Le cœur des femmes encore mal compris
D’après une étude publiée dans la revue Circulation, les signes précurseurs d’une crise cardiaque passent inaperçus chez 78 % des femmes. En outre, deux tiers des études cliniques sur les maladies cardiaques se concentrent exclusivement sur les hommes. Un constat qui traduit une mécompréhension du cœur féminin dans le système de santé. « Le cœur des femmes présente plusieurs spécificités encore méconnues. Plus on en cherche, plus on en trouve ! », observe Marie-Annick Clavel, professeure-chercheure en maladies valvulaires à l’Université Laval. Elle cite par exemple la maladie coronarienne ou l’infarctus du myocarde, « qui ne se manifestent pas de la même manière chez les femmes que chez les hommes ».
Les symptômes connus chez l’homme ne sont pas forcément les mêmes chez la femme. « Pour les hommes, le symptôme classique est la douleur dans la poitrine qui irradie dans le bras gauche. Il existe chez certaines femmes, mais pas toutes, indique l’experte. On peut avoir un développement plus insidieux avec de la fatigue, de l’essoufflement, des douleurs thoraciques ».
Même chose au niveau des traitements : ils ne sont pas adaptés aux femmes. « Les médicaments qu’on donne aux femmes ont été testés dans de grandes études internationales avec une large majorité d’hommes et où les résultats ont été rapportés à toute la population. Donc on ne connaît ni l’efficacité ni les effets secondaires de ces médicaments sur les femmes », relève Marie-Annick Clavel.
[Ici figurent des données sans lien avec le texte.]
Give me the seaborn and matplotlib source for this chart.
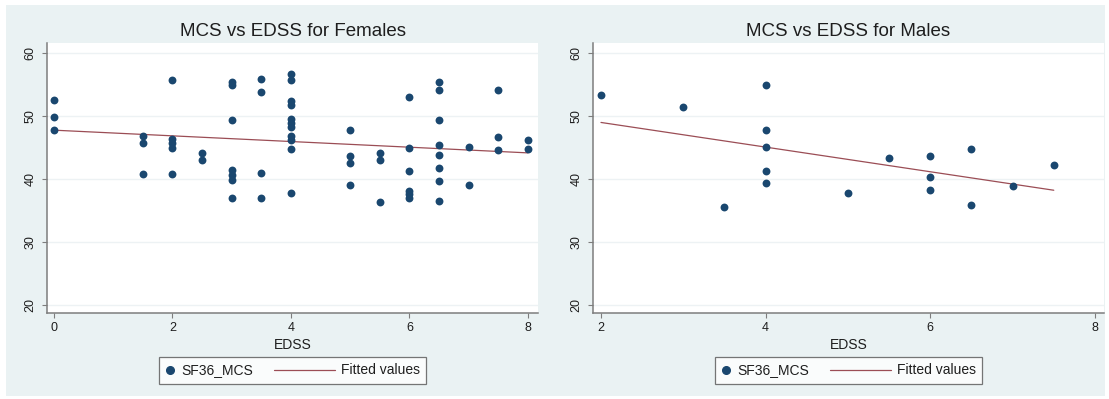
import numpy as np
import pandas as pd
import matplotlib
matplotlib.use("Agg")
import matplotlib.pyplot as plt
import seaborn as sns
from matplotlib.lines import Line2D
from matplotlib.patches import Rectangle
from matplotlib.legend_handler import HandlerLine2D

# ---------------- data ----------------
fem_edss = [0, 0, 0,
            1.5, 1.5, 1.5,
            2, 2, 2, 2, 2,
            2.5, 2.5,
            3, 3, 3, 3, 3, 3, 3,
            3.5, 3.5, 3.5, 3.5,
            4, 4, 4, 4, 4, 4, 4, 4, 4, 4, 4,
            5, 5, 5, 5,
            5.5, 5.5, 5.5,
            6, 6, 6, 6, 6, 6,
            6.5, 6.5, 6.5, 6.5, 6.5, 6.5, 6.5, 6.5,
            7, 7,
            7.5, 7.5, 7.5,
            8, 8]
fem_mcs = [52.5, 49.8, 47.7,
           46.9, 45.7, 40.8,
           55.7, 46.4, 45.7, 44.9, 40.8,
           44.2, 43.0,
           55.4, 55.0, 49.4, 41.5, 40.6, 39.8, 37.0,
           55.9, 53.8, 41.0, 36.9,
           56.7, 55.8, 52.4, 51.8, 49.5, 48.9, 48.3, 46.8, 46.2, 44.8, 37.7,
           47.8, 43.7, 42.6, 39.0,
           44.1, 43.0, 36.3,
           53.0, 44.9, 41.3, 38.1, 37.6, 37.0,
           55.4, 54.2, 49.4, 45.4, 43.8, 41.8, 39.6, 36.5,
           45.0, 39.0,
           54.1, 46.6, 44.6,
           46.2, 44.7]

male_edss = [2, 3, 3.5, 4, 4, 4, 4, 4, 5, 5.5, 6, 6, 6, 6.5, 6.5, 7, 7.5]
male_mcs = [53.4, 51.4, 35.5, 55.0, 47.7, 45.0, 41.2, 39.4, 37.8, 43.4,
            43.7, 40.3, 38.2, 44.7, 35.9, 38.9, 42.2]

titles = ["MCS vs EDSS for Females", "MCS vs EDSS for Males"]
y_ticks = [20, 30, 40, 50, 60]
x_ticks_f = [0, 2, 4, 6, 8]
x_ticks_m = [2, 4, 6, 8]
legend_labels = ["SF36_MCS", "Fitted values"]
x_label = "EDSS"

# ---------------- style ----------------
sns.set_theme(style="white")
plt.rcParams["font.family"] = ["Liberation Sans", "DejaVu Sans"]

NAVY = "#1a476f"
MAROON = "#9b4d55"
BG = "#eaf2f3"
AXC = "#7d7d7d"
TXT = "#1e1e1e"

W, H = 1109, 399
fig = plt.figure(figsize=(W / 100, H / 100), dpi=100)
fig.patch.set_facecolor("white")
fig.add_artist(Rectangle((6 / W, 1 - 396 / H), (1105 - 6) / W, (396 - 5) / H,
                         transform=fig.transFigure, fc=BG, ec="none", zorder=0))

ax1 = fig.add_axes([47 / W, 1 - 313 / H, 491 / W, 270 / H])
ax2 = fig.add_axes([593 / W, 1 - 313 / H, 511 / W, 270 / H])


class LongLine(HandlerLine2D):
    def create_artists(self, legend, orig_handle, xdescent, ydescent, width,
                       height, fontsize, trans):
        extra = 3.7 * fontsize
        y = (height - ydescent) / 2
        ln = Line2D([-xdescent - extra, width - xdescent], [y, y],
                    color=orig_handle.get_color(),
                    linewidth=orig_handle.get_linewidth())
        ln.set_transform(trans)
        return [ln]


panels = [
    (ax1, fem_edss, fem_mcs, titles[0], x_ticks_f, (-0.118, 8.17)),
    (ax2, male_edss, male_mcs, titles[1], x_ticks_m, (1.903, 8.11)),
]

for ax, xs, ys, title, xt, xlim in panels:
    df = pd.DataFrame({"EDSS": xs, "MCS": ys})
    ax.set_facecolor("white")
    ax.set_axisbelow(True)
    ax.yaxis.grid(True, color="#edf2f4", linewidth=1.0)
    ax.xaxis.grid(False)
    sns.regplot(data=df, x="EDSS", y="MCS", ax=ax, scatter=False, ci=None,
                truncate=True, line_kws=dict(color=MAROON, linewidth=0.9, zorder=2))
    sns.scatterplot(data=df, x="EDSS", y="MCS", ax=ax, color=NAVY, s=32,
                    linewidth=0, zorder=3, legend=False)
    ax.set_xlim(*xlim)
    ax.set_ylim(18.7, 61.6)
    ax.set_xticks(xt)
    ax.set_xticklabels([str(v) for v in xt], fontsize=9, color=TXT)
    ax.set_yticks(y_ticks)
    ax.set_yticklabels([str(v) for v in y_ticks], fontsize=9, color=TXT,
                       rotation=90, va="center")
    ax.tick_params(axis="both", direction="out", length=3.5, width=0.8,
                   color=AXC, left=True, bottom=True)
    ax.tick_params(axis="x", pad=3)
    ax.tick_params(axis="y", pad=4)
    for s in ["top", "right"]:
        ax.spines[s].set_visible(False)
    for s in ["left", "bottom"]:
        ax.spines[s].set_color(AXC)
        ax.spines[s].set_linewidth(1.1)
    ax.set_xlabel(x_label, fontsize=10, color=TXT, labelpad=3)
    ax.set_ylabel("")
    ax.set_title(title, fontsize=13.5, color=TXT, pad=5)

    h_pt = Line2D([], [], marker="o", linestyle="", color=NAVY, markersize=5.5)
    h_ln = Line2D([], [], color=MAROON, linewidth=0.9)
    leg = ax.legend([h_pt, h_ln], legend_labels, loc="center",
                    bbox_to_anchor=(0.5, (313 - 370.5) / 270), ncol=2,
                    fontsize=10, frameon=True, fancybox=False,
                    handlelength=0.7, handletextpad=0.45, columnspacing=5.2,
                    borderpad=0.45, handler_map={h_ln: LongLine()})
    leg.get_frame().set_edgecolor("#555555")
    leg.get_frame().set_linewidth(0.9)
    leg.get_frame().set_facecolor("white")
    for t in leg.get_texts():
        t.set_color(TXT)

fig.savefig("out.png", dpi=100, facecolor=fig.get_facecolor())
Pour la docteure Michèle de Margerie, il faut aussi considérer le « trajet hormonal » des femmes tout au long de leur vie. « J’ai appris par exemple que les femmes qui ont fait état d’une haute pression lors de leur grossesse sont plus à risque, ou encore les femmes qui accouchent avant 37 semaines de gestation et les femmes avec une ménopause précoce, c’est-à-dire avant 40 ans. On découvre toutes sortes de choses à plusieurs niveaux qui informent nos futures lignes directrices », explique-t-elle.
Sensibiliser pour sauver
D’après un sondage réalisé en 2017 par Cœur + AVC, seulement 20 % des Canadiennes parleraient régulièrement à leur médecin de santé cardiaque. Pour Marie-Annick Clavel, il est pourtant essentiel de sensibiliser « les médecins, les chercheurs, le public et les organismes gouvernementaux ». Elle regrette d’ailleurs que 90 % des personnes présentes lors du Sommet — chercheurs, cardiologues et autres experts — soient des femmes. « J’aimerais que les hommes s’intéressent plus à la santé des femmes », déclare-t-elle.
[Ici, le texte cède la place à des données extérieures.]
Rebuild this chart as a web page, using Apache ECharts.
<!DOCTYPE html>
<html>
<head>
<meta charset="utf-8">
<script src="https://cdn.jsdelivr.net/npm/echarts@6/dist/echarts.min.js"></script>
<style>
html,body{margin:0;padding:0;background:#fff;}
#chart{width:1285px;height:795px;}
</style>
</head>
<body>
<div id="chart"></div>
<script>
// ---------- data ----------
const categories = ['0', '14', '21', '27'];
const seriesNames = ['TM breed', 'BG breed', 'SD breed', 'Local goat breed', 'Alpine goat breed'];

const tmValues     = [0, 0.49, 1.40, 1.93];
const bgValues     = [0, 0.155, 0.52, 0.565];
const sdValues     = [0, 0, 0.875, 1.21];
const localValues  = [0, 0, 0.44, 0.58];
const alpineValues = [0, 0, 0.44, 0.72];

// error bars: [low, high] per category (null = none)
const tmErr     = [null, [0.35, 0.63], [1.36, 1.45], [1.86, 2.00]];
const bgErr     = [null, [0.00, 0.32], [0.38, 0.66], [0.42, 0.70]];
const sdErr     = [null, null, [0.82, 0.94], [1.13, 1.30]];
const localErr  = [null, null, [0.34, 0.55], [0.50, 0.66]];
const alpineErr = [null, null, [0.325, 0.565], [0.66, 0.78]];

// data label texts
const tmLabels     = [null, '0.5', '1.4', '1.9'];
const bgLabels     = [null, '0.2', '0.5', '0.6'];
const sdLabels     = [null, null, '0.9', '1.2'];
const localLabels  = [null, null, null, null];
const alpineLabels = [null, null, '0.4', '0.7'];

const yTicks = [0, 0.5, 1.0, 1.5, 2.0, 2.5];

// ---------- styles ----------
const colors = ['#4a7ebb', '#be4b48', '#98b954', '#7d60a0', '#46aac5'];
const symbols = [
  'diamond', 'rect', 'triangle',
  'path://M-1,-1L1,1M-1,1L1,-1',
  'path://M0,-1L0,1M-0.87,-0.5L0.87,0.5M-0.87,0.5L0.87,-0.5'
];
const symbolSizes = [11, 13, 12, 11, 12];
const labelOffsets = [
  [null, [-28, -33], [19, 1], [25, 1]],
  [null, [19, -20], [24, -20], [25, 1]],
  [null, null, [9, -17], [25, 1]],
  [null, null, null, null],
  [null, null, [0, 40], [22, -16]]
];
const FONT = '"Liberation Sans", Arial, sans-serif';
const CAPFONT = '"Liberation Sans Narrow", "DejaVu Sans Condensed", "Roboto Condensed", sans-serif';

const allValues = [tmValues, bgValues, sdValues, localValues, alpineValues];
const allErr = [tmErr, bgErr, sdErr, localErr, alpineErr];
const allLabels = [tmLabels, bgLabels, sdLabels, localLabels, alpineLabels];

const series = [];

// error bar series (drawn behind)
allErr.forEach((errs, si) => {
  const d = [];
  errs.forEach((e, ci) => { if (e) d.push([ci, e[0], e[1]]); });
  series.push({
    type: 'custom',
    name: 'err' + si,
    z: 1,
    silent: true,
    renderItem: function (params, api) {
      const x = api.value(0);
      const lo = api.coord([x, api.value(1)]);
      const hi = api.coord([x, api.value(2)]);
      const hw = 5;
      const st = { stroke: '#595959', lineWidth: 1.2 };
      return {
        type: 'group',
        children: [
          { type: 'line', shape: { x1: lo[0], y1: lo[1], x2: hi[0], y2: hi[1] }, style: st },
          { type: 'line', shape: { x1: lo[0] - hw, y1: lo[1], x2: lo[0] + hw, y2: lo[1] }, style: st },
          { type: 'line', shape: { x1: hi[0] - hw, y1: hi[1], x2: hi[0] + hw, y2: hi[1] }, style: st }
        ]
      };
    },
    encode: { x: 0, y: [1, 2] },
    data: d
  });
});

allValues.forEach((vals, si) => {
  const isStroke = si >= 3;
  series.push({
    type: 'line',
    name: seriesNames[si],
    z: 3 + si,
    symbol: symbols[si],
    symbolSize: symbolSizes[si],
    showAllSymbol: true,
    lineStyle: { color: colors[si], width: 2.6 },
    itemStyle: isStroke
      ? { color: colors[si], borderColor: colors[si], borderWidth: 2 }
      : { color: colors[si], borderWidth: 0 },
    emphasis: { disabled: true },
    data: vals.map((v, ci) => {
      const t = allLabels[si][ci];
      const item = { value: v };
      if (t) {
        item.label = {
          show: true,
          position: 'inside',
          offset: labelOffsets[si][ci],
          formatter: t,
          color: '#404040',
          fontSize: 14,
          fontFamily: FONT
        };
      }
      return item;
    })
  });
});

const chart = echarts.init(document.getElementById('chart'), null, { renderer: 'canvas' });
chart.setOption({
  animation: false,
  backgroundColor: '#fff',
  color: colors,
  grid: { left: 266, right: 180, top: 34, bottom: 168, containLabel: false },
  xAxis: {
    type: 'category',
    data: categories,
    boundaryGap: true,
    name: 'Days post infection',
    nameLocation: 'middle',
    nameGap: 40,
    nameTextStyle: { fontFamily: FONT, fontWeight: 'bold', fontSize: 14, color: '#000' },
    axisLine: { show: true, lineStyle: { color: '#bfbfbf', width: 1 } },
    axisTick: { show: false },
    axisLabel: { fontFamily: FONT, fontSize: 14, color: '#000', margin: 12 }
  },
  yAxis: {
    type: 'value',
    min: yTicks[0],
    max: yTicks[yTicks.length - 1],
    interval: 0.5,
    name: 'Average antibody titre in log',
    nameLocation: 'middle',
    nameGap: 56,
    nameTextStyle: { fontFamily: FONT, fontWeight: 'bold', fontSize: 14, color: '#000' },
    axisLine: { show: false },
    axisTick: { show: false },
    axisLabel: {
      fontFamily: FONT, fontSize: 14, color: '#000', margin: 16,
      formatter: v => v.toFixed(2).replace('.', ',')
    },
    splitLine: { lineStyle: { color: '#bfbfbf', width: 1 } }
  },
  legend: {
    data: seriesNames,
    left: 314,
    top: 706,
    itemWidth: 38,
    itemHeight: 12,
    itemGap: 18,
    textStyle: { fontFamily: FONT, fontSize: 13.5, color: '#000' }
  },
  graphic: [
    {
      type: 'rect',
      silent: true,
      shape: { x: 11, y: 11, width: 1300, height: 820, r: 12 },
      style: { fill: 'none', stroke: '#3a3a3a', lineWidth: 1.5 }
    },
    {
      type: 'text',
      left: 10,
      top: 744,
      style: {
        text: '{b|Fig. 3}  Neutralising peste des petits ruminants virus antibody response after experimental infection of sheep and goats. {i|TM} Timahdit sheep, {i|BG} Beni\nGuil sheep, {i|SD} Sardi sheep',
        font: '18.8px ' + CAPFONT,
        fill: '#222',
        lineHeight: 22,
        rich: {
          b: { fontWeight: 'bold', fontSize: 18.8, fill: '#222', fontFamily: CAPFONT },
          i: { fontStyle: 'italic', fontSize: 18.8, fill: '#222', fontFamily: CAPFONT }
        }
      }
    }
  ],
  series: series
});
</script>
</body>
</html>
Le 6 avril, le panel Le fardeau de la maladie du cœur : les voix des femmes, a donné la parole à trois survivantes. Caroline Lavallée, diagnostiquée en 2006 d’une tachycardie supraventriculaire et porte-parole pour Cœur + AVC, tenait à animer ce témoignage poignant. « C’est un moment chargé d’émotions. Le panel permet de constater la souffrance physique et psychologique chez ces femmes. C’est bien de voir qu’on n’est pas seules », note-t-elle.
Car la sensibilisation est un combat pour la Québécoise : « J’ai la ferme conviction que c’est à force d’en parler, de sensibiliser les gens qui nous entourent et la communauté médicale sur la réalité des patientes qu’on peut contribuer à faire avancer les choses. La maladie cardiaque n’est pas une maladie d’homme », souligne-t-elle. Elle encourage autant que possible à « poser des questions » et milite pour la création de groupes de soutien au sein de la communauté de survivants. « Il faut être proactif dans un système qui malheureusement n’est pas capable de subvenir à tous les besoins », ponctue la femme engagée.
Pour Michèle de Margerie, médecin à l’Institut de cardiologie de l’Université d’Ottawa, le Sommet est un moment rassembleur nécessaire. « Il faut éduquer et effectuer un travail conjoint entre chercheurs, médecins, infirmières praticiennes, cardiologues, et programmes de prévention ». Reste à voir quels progrès en découleront.
Le prochain Sommet canadien sur la santé cardiaque des femmes aura lieu à Ottawa en 2020.